A native Washingtonian and graduate of Sidwell Friends, Spelman College (Atlanta, GA), and University of Cape Town (South Africa), I am currently a 5th-year PhD candidate in dissertation phase here in GW’s American Studies PhD program. My dissertation, tentatively titled “The Revolution Will Not Be Televised. Or Will It?” examines three shows in particular, The Richard Pryor Show, which aired in 1977 on NBC, Chappelle’s Show on Comedy Central from 2003-2005, and The Boondocks on Cartoon Network’s Adult Swim from 2006 to the present. In this project, I analyze the ways in which four Black male humorists – Richard Pryor, Paul Mooney, Dave Chappelle, and Aaron McGruder – have used the medium of television as both a cultural and countercultural tool to articulate a Black nationalism reflected in their respective artistic movements in the United States from 1965 to the present, specifically the Black Arts Movement and hip hop.

One of the project’s purposes is to raise the stakes on the significance of these humorists’ work, of hip hop, and of the Black Arts Movement, in this society. If we understand hip hop as the legacy and fruition of specific Black Arts Movement values, it opens pathways to think about the Movement’s successes beyond what seems to be its rather infamous and unfortunate death so well documented and lamented, and to think about Black nationalism’s shaping of U.S. democratic ideals. The point is to historicize the cultural work of their comedy and place them along a difficult continuum of Black nationalism complicated by histories of Black men and their performances in front of White audience members. This requires thinking through racially gendered posturings, i.e. the ways in which they articulate (verbally and physically) Black manhood and how that performance conveys their ideals of Black masculinity. So, in this project, I focus on intention. The argument is that these humorists move in a tradition of revolutionary humor characterized by their use of comic artistry not to reinforce minstrel images but to move beyond a simplified minstrel-vs.-radical binary reserved for Black male entertainers. I am fascinated by the ways in which they have already used television and this revolutionary humor to simultaneously challenge and re-shape mainstream thought. In other words, on a big picture scale, I am looking at the ways in which Black nationalism has come to affect and realize U.S. democratic ideals.

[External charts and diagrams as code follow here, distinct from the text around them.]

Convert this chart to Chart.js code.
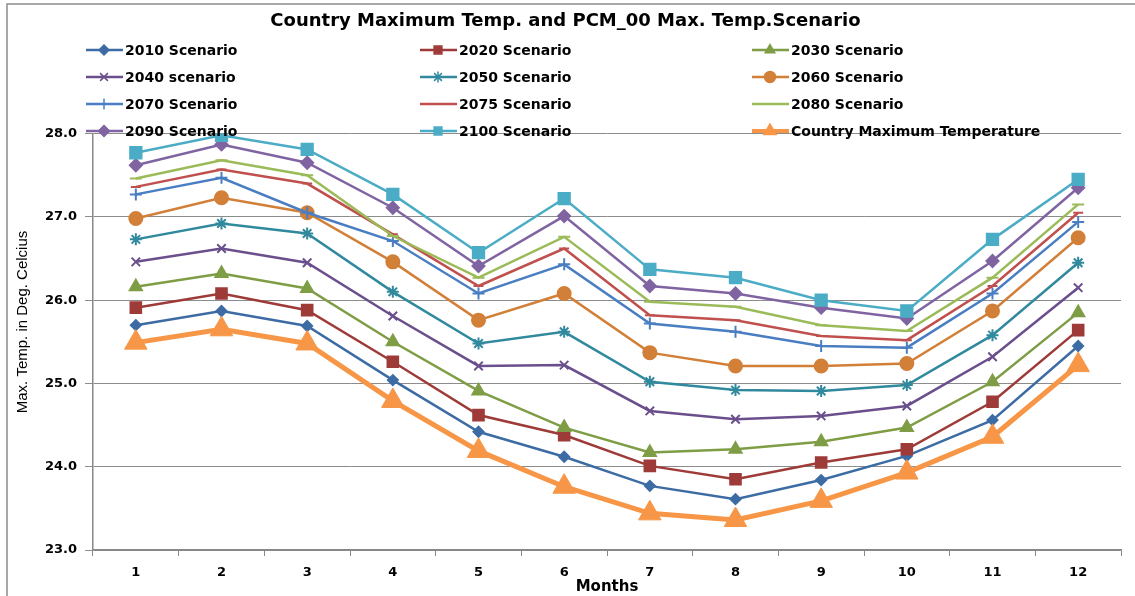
<!DOCTYPE html>
<html>
<head>
<meta charset="utf-8">
<script src="https://cdn.jsdelivr.net/npm/chart.js@4/dist/chart.umd.min.js"></script>
<style>
    body { margin: 0; background: #fff; }
    canvas { display: block; }
</style>
</head>
<body>
<canvas id="tempChart" width="1135" height="596"></canvas>
<script>
// data
const months = ['1', '2', '3', '4', '5', '6', '7', '8', '9', '10', '11', '12'];

const s2010 = [25.70, 25.87, 25.69, 25.04, 24.42, 24.12, 23.77, 23.61, 23.84, 24.13, 24.56, 25.45];
const s2020 = [25.91, 26.08, 25.88, 25.26, 24.62, 24.38, 24.01, 23.85, 24.05, 24.21, 24.78, 25.64];
const s2030 = [26.16, 26.32, 26.14, 25.50, 24.91, 24.47, 24.17, 24.21, 24.30, 24.47, 25.02, 25.85];
const s2040 = [26.46, 26.62, 26.45, 25.81, 25.21, 25.22, 24.67, 24.57, 24.61, 24.73, 25.32, 26.15];
const s2050 = [26.73, 26.92, 26.80, 26.10, 25.48, 25.62, 25.02, 24.92, 24.91, 24.98, 25.58, 26.45];
const s2060 = [26.98, 27.23, 27.05, 26.46, 25.76, 26.08, 25.37, 25.21, 25.21, 25.24, 25.87, 26.75];
const s2070 = [27.27, 27.47, 27.05, 26.71, 26.08, 26.43, 25.72, 25.62, 25.45, 25.43, 26.08, 26.94];
const s2075 = [27.36, 27.57, 27.40, 26.79, 26.17, 26.62, 25.82, 25.76, 25.57, 25.52, 26.17, 27.05];
const s2080 = [27.46, 27.68, 27.50, 26.77, 26.27, 26.76, 25.98, 25.92, 25.70, 25.63, 26.27, 27.15];
const s2090 = [27.62, 27.87, 27.65, 27.11, 26.41, 27.01, 26.17, 26.08, 25.91, 25.78, 26.47, 27.35];
const s2100 = [27.77, 27.98, 27.81, 27.27, 26.57, 27.22, 26.37, 26.27, 26.00, 25.87, 26.73, 27.45];
const countryMax = [25.49, 25.65, 25.48, 24.79, 24.19, 23.76, 23.44, 23.36, 23.59, 23.93, 24.36, 25.22];

const seriesNames = ['2010 Scenario', '2020 Scenario', '2030 Scenario', '2040 scenario', '2050 Scenario',
    '2060 Scenario', '2070 Scenario', '2075 Scenario', '2080 Scenario', '2090 Scenario', '2100 Scenario',
    'Country Maximum Temperature'];
const seriesData = [s2010, s2020, s2030, s2040, s2050, s2060, s2070, s2075, s2080, s2090, s2100, countryMax];

const colors = ['#3D6CA4', '#9E3B38', '#7E9D45', '#6A4F8C', '#31899E', '#D27F38',
    '#4A7EC2', '#C0504D', '#9BBB59', '#8064A2', '#4BACC6', '#F79646'];
const markers = ['rectRot', 'rect', 'triangle', 'crossRot', 'star', 'circle',
    'cross', 'line', 'line', 'rectRot', 'rect', 'triangle'];
const markerSizes = [5, 7.5, 7, 6, 6, 6.5, 6, 5, 6, 6, 8, 13];

const datasets = seriesData.map((data, i) => ({
    label: seriesNames[i],
    data: data,
    borderColor: colors[i],
    backgroundColor: colors[i],
    borderWidth: i === 11 ? 5 : 2.5,
    pointStyle: markers[i],
    pointRadius: markerSizes[i],
    pointBorderWidth: i === 11 ? 1 : 2,
    pointBackgroundColor: colors[i],
    pointBorderColor: colors[i],
    tension: 0,
    order: seriesData.length - i
}));

// legend drawn in three columns, overlapping the top of the plot like the original
const gridLegend = {
    id: 'gridLegend',
    afterDraw(chart) {
        const ctx = chart.ctx;
        const colX = [86, 420, 752];
        const rowY = [50, 77, 104, 131];
        ctx.save();
        chart.data.datasets.forEach((ds, i) => {
            const x = colX[i % 3];
            const y = rowY[Math.floor(i / 3)];
            ctx.strokeStyle = ds.borderColor;
            ctx.fillStyle = ds.borderColor;
            ctx.lineWidth = i === 11 ? 4 : 2.5;
            ctx.beginPath();
            ctx.moveTo(x, y);
            ctx.lineTo(x + 37, y);
            ctx.stroke();
            ctx.lineWidth = 1.5;
            Chart.helpers.drawPoint(ctx, {
                pointStyle: ds.pointStyle,
                radius: i === 11 ? 7 : Math.min(ds.pointRadius, 5.5),
                rotation: 0,
                borderWidth: 1.5
            }, x + 18, y);
            ctx.fillStyle = '#000';
            ctx.font = 'bold 14px "DejaVu Sans"';
            ctx.textBaseline = 'middle';
            ctx.textAlign = 'left';
            ctx.fillText(ds.label, x + 39, y + 1);
        });
        ctx.restore();
    }
};

// outer frame and the narrow vertical axis title, placed as in the original
const frame = {
    id: 'frame',
    beforeDraw(chart) {
        const ctx = chart.ctx;
        ctx.save();
        ctx.strokeStyle = '#8c8c8c';
        ctx.lineWidth = 1.5;
        ctx.strokeRect(7, 4, 1140, 600);
        ctx.translate(23, 322);
        ctx.rotate(-Math.PI / 2);
        ctx.fillStyle = '#000';
        ctx.font = '15px "Liberation Sans Narrow", "Liberation Sans"';
        ctx.textAlign = 'center';
        ctx.textBaseline = 'middle';
        ctx.fillText('Max. Temp. in Deg. Celcius', 0, 0);
        ctx.restore();
    }
};

const ctx = document.getElementById('tempChart').getContext('2d');
new Chart(ctx, {
    type: 'line',
    data: {
        labels: months,
        datasets: datasets
    },
    options: {
        responsive: false,
        devicePixelRatio: 1,
        animation: false,
        layout: {
            padding: { left: 0, right: 4, top: 0, bottom: 0 }
        },
        plugins: {
            legend: { display: false },
            tooltip: { enabled: false },
            title: {
                display: true,
                text: 'Country Maximum Temp. and PCM_00 Max. Temp.Scenario',
                font: { family: 'DejaVu Sans', size: 18, weight: 'bold' },
                color: '#000',
                padding: { top: 11, bottom: 101 }
            }
        },
        scales: {
            x: {
                offset: true,
                grid: {
                    offset: true,
                    drawOnChartArea: false,
                    drawTicks: true,
                    tickLength: 6,
                    color: '#888'
                },
                border: { color: '#888', width: 1.5 },
                ticks: {
                    font: { family: 'DejaVu Sans', size: 13, weight: 'bold' },
                    color: '#000',
                    padding: 9,
                    maxRotation: 0
                },
                title: {
                    display: true,
                    text: 'Months',
                    font: { family: 'DejaVu Sans', size: 15, weight: 'bold' },
                    color: '#000',
                    padding: { top: 0, bottom: 0 }
                },
                afterFit(scale) {
                    scale.height = 46;
                }
            },
            y: {
                min: 23,
                max: 28,
                grid: {
                    color: '#8c8c8c',
                    tickLength: 8
                },
                border: { color: '#888', width: 1.5 },
                ticks: {
                    stepSize: 1,
                    font: { family: 'DejaVu Sans', size: 13, weight: 'bold' },
                    color: '#000',
                    padding: 8,
                    callback: value => value.toFixed(1)
                },
                afterFit(scale) {
                    scale.width = 93;
                }
            }
        }
    },
    plugins: [frame, gridLegend]
});
</script>
</body>
</html>
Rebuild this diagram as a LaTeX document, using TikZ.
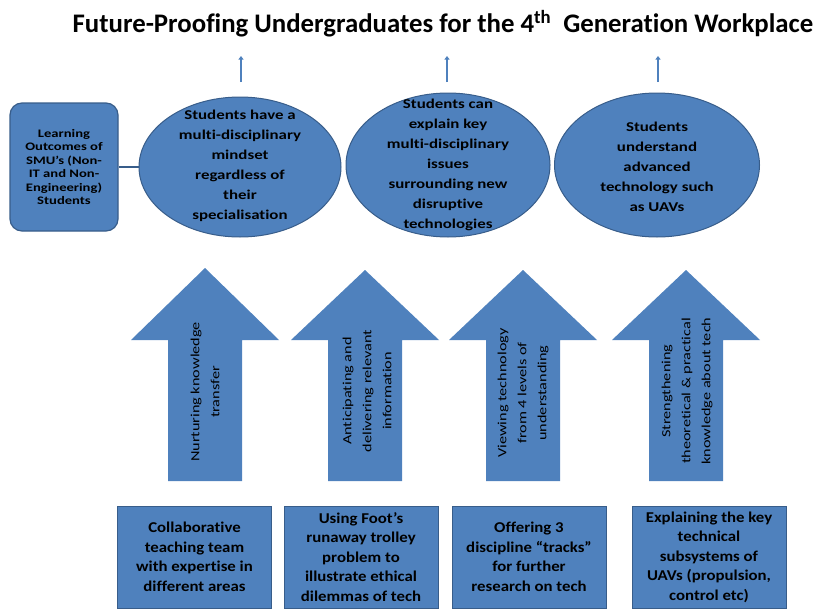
\documentclass[tikz,border=0pt]{standalone}
\usepackage{fontspec}
\setmainfont{Carlito}[Ligatures={NoCommon},Contextuals={NoAlternate}]
\newfontfamily\ellfont{Carlito}[FakeStretch=1.25,Ligatures={NoCommon},Contextuals={NoAlternate}]
\newfontfamily\boxfont{Carlito}[FakeStretch=1.12,Ligatures={NoCommon},Contextuals={NoAlternate}]
\newfontfamily\lofont{Carlito}[FakeStretch=1.27,Ligatures={NoCommon},Contextuals={NoAlternate}]
\newfontfamily\arrfont{Carlito}[FakeStretch=1.3,Ligatures={NoCommon},Contextuals={NoAlternate}]
\usetikzlibrary{arrows.meta,shapes.geometric}
\definecolor{ofblue}{RGB}{79,129,189}
\definecolor{ofborder}{RGB}{56,93,138}
\newcommand\bigup[2]{%
  \fill[bigarrow] (#1,#2) -- (#1+74,340) -- (#1+37,340) -- (#1+37,481)
    -- (#1-37,481) -- (#1-37,340) -- (#1-74,340) -- cycle;}
\begin{document}
\begin{tikzpicture}[x=1pt,y=-1pt,
  titlefont/.style={font=\bfseries\fontsize{26.8}{30}\selectfont},
  lobox/.style={draw=ofborder, line width=1.2pt, fill=ofblue, rounded corners=12pt,
    minimum width=108pt, minimum height=128pt, inner sep=0pt, align=center,
    font=\lofont\bfseries\fontsize{11.5}{13.4}\selectfont},
  outcome/.style={ellipse, draw=ofborder, line width=1pt, fill=ofblue, inner sep=0pt},
  etext/.style={align=center, inner sep=0pt, font=\ellfont\bfseries\fontsize{13.5}{20}\selectfont},
  bigarrow/.style={fill=ofblue},
  atext/.style={rotate=90, align=center, inner sep=0pt, font=\arrfont\fontsize{12.5}{20}\selectfont},
  method/.style={draw=ofborder, line width=1pt, fill=ofblue, minimum width=154pt,
    minimum height=102pt, align=center, inner sep=0pt,
    font=\boxfont\bfseries\fontsize{15}{19.5}\selectfont},
  smallarrow/.style={draw=ofblue, line width=2.4pt, -{Triangle[length=3.5pt,width=5pt]}},
  link/.style={draw=ofborder, line width=2pt}]
\useasboundingbox (0,0) rectangle (818,610);

% title
\node[titlefont, anchor=base] (title) at (443,33)
  {Future-Proofing Undergraduates for the 4\textsuperscript{th}\ \ Generation Workplace};

% small arrows toward the title
\coordinate (s1b) at (241,82); \coordinate (s1t) at (241,56);
\coordinate (s2b) at (447,82); \coordinate (s2t) at (447,56);
\coordinate (s3b) at (658,82); \coordinate (s3t) at (658,56);
\draw[smallarrow] (s1b) -- (s1t);
\draw[smallarrow] (s2b) -- (s2t);
\draw[smallarrow] (s3b) -- (s3t);

% learning outcomes box and ellipses
\node[outcome, minimum width=202pt, minimum height=140pt] (e1) at (240,167) {};
\node[outcome, minimum width=204pt, minimum height=144pt] (e2) at (448,165) {};
\node[outcome, minimum width=205pt, minimum height=144pt] (e3) at (657,165) {};
\node[lobox] (lo) at (64,167) {Learning\\Outcomes of\\SMU’s (Non-\\IT and Non-\\Engineering)\\Students};
\draw[link] (lo.east) -- (e1.west);

\node[etext] (t1) at (240,166) {Students have a\\multi-disciplinary\\mindset\\regardless of\\their\\specialisation};
\node[etext] (t2) at (448,165) {Students can\\explain key\\multi-disciplinary\\issues\\surrounding new\\disruptive\\technologies};
\node[etext] (t3) at (657,167) {Students\\understand\\advanced\\technology such\\as UAVs};

% big arrows
\bigup{205}{268}
\bigup{365}{270}
\bigup{523}{270}
\bigup{686}{270}
\node[atext] (a1) at (205,392) {Nurturing knowledge\\transfer};
\node[atext] (a2) at (367,391) {Anticipating and\\delivering relevant\\information};
\node[atext] (a3) at (523,393) {Viewing technology\\from 4 levels of\\understanding};
\node[atext] (a4) at (687,391) {Strengthening\\theoretical \& practical\\knowledge about tech};

% bottom boxes
\node[method] (m1) at (194.5,557) {Collaborative\\teaching team\\with expertise in\\different areas};
\node[method] (m2) at (361,557) {Using Foot’s\\runaway trolley\\problem to\\illustrate ethical\\dilemmas of tech};
\node[method] (m3) at (529,557) {Offering 3\\discipline “tracks”\\for further\\research on tech};
\node[method] (m4) at (709,557) {Explaining the key\\technical\\subsystems of\\UAVs (propulsion,\\control etc)};
\end{tikzpicture}
\end{document}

I completed my three comprehensive exams in the summer of 2006 in 1) cultural theories of power, identity, and imperialism; 2) 20th Century Black writing and “revolutionary” thought in the United States; and 3) broad social/cultural histories of race in the United States from contact to the present.

I completed my M.A. in Literary Studies at University of Cape Town in South Africa with a thesis entitled “In Search of Blackwoman When ‘The Man’ Got You Down,” which examines the autobiographical works of three Black South African activist women writers connected to the Black Consciousness Movement (BCM) to see how they addressed and lived with the masculine discourse of the Black Consciousness Movement (BCM), articulated in terms of "the Black man" and his struggle. My scholarship generally rotates around intersections having to do with social relationships of power, particularly race, gender, sex, and class.

During the course of this degree program, I’ve also managed to present at the fourth biennial Conference of the Toni Morrison Society a paper entitled, “Land of the Free, Home of the Slave” on landscape and nature imagery in Beloved; present at this department’s first graduate organized conference, “Collected Stories” another Toni Morrison paper, “Violent Silences: Toni Morrison, the Black Arts Movement, Tar Baby, and Son,”; write an essay entitled, “Dave Chappelle: When ‘Keepin’ It Real’ Goes Right” to be published in the forthcoming collection Meaning, Identity, and the Comedy of Dave Chappelle, edited by K.A. Wisniewski under McFarland and Co publishers; and do an encyclopedia entry on Dave Chappelle to be published in the forthcoming Encyclopedia of Muslim American History by Edward E. Curtis IV. In the Spring semester of 2008 I taught my own AMST seminar, “Post WW-II U.S. Race and Comedy.” I am currently a Letitia Woods Brown Fellow as I was my first year. My second year I was a research assistant on a joint project between GW’s Center for Public History and the National Park Service, spearheaded by Prof. Jim Horton, about presentations of race and slavery at Harpers Ferry. I have been a GTA to Chad Heap for his undergraduate course on the history of sexuality in the U.S. and to Terry Murphy for her introductory survey course in American Studies.